> [Exercise goal] Omit pictures and quote the listing below line by line, from its start through the line that holds "const ref = useRef<HTMLCanvasElement".

BEGIN

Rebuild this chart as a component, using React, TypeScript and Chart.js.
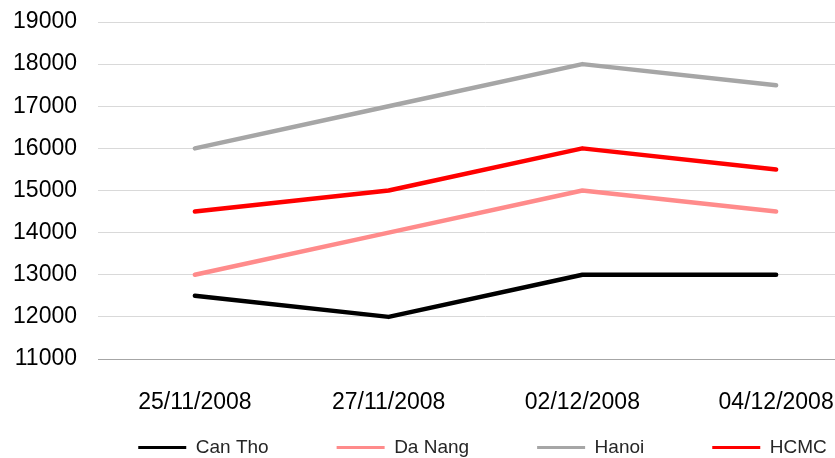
import React, { useEffect, useRef } from "react";
import { Chart, registerables } from "chart.js";

Chart.register(...registerables);

const categories = ["25/11/2008", "27/11/2008", "02/12/2008", "04/12/2008"];
const seriesNames = ["Can Tho", "Da Nang", "Hanoi", "HCMC"];
const canTho = [12500, 12000, 13000, 13000];
const daNang = [13000, 14000, 15000, 14500];
const hanoi = [16000, 17000, 18000, 17500];
const hcmc = [14500, 15000, 16000, 15500];
const seriesColors = ["#000000", "#FF8B8B", "#A6A6A6", "#FF0000"];
const yMin = 11000;
const yMax = 19000;
const yStep = 1000;

export default function App() {
  const ref = useRef<HTMLCanvasElement | null>(null);

  useEffect(() => {
    const canvas = ref.current;
    if (!canvas) return;
    const values = [canTho, daNang, hanoi, hcmc];
    const chart = new Chart(canvas, {
      type: "line",
      data: {
        labels: categories,
        datasets: values.map((v, i) => ({
          label: seriesNames[i],
          data: v,
          borderColor: seriesColors[i],
          backgroundColor: seriesColors[i],
          borderWidth: 4.5,
          borderCapStyle: "round" as const,
          borderJoinStyle: "round" as const,
          pointRadius: 0,
          tension: 0,
          fill: false,
        })),
      },
      options: {
        responsive: false,
        animation: false,
        devicePixelRatio: 1,
        layout: { padding: { top: 22, left: 0, right: 0, bottom: 0 } },
        scales: {
          x: {
            type: "category",
            offset: true,
            grid: { display: false, drawTicks: false },
            border: { display: true, color: "#A6A6A6", width: 1 },
            ticks: {
              color: "#000000",
              padding: 30,
              maxRotation: 0,
              autoSkip: false,
              font: { family: "'Liberation Sans', Arial, sans-serif", size: 23 },
            },
            afterFit: (s: any) => {
              s.height = 11;
              s._computeLabelArea = () => undefined;
            },
          },
          y: {
            type: "linear",
            min: yMin,
            max: yMax,
            grid: {
              color: "#D9D9D9",
              lineWidth: 1,
              drawTicks: true,
              tickLength: 21,
              tickColor: "rgba(0,0,0,0)",
            },
            border: { display: false },
            ticks: {
              stepSize: yStep,
              color: "#000000",
              padding: 0,
              font: { family: "'Liberation Sans', Arial, sans-serif", size: 23 },
              callback: (v: any) => String(v),
            },
            afterFit: (s: any) => {
              s.width = 98;
            },
          },
          y2: {
            type: "linear",
            position: "right",
            display: true,
            grid: { display: false, drawTicks: false },
            border: { display: false },
            ticks: { display: false },
            afterFit: (s: any) => {
              s.width = 92;
            },
          },
        },
        plugins: {
          tooltip: { enabled: false },
          legend: {
            display: true,
            position: "bottom",
            labels: {
              boxWidth: 48,
              boxHeight: 3,
              padding: 68,
              color: "#262626",
              font: { family: "'Liberation Sans', Arial, sans-serif", size: 19 },
              generateLabels: (c: any) =>
                Chart.defaults.plugins.legend.labels
                  .generateLabels(c)
                  .map((l: any) => ({ ...l, lineWidth: 0 })),
            },
          },
        },
      },
    });
    return () => chart.destroy();
  }, []);

  return (
    <div
      style={{
        position: "fixed",
        left: 0,
        top: 0,
        width: 835,
        height: 458,
        overflow: "hidden",
        background: "#ffffff",
      }}
    >
      <canvas ref={ref} width={965} height={467} style={{ display: "block" }} />
    </div>
  );
}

END

> [Result of the exercise]
Rebuild this chart as a component, using React, TypeScript and Chart.js.
import React, { useEffect, useRef } from "react";
import { Chart, registerables } from "chart.js";

Chart.register(...registerables);

const categories = ["25/11/2008", "27/11/2008", "02/12/2008", "04/12/2008"];
const seriesNames = ["Can Tho", "Da Nang", "Hanoi", "HCMC"];
const canTho = [12500, 12000, 13000, 13000];
const daNang = [13000, 14000, 15000, 14500];
const hanoi = [16000, 17000, 18000, 17500];
const hcmc = [14500, 15000, 16000, 15500];
const seriesColors = ["#000000", "#FF8B8B", "#A6A6A6", "#FF0000"];
const yMin = 11000;
const yMax = 19000;
const yStep = 1000;

export default function App() {
  const ref = useRef<HTMLCanvasElement | null>(null);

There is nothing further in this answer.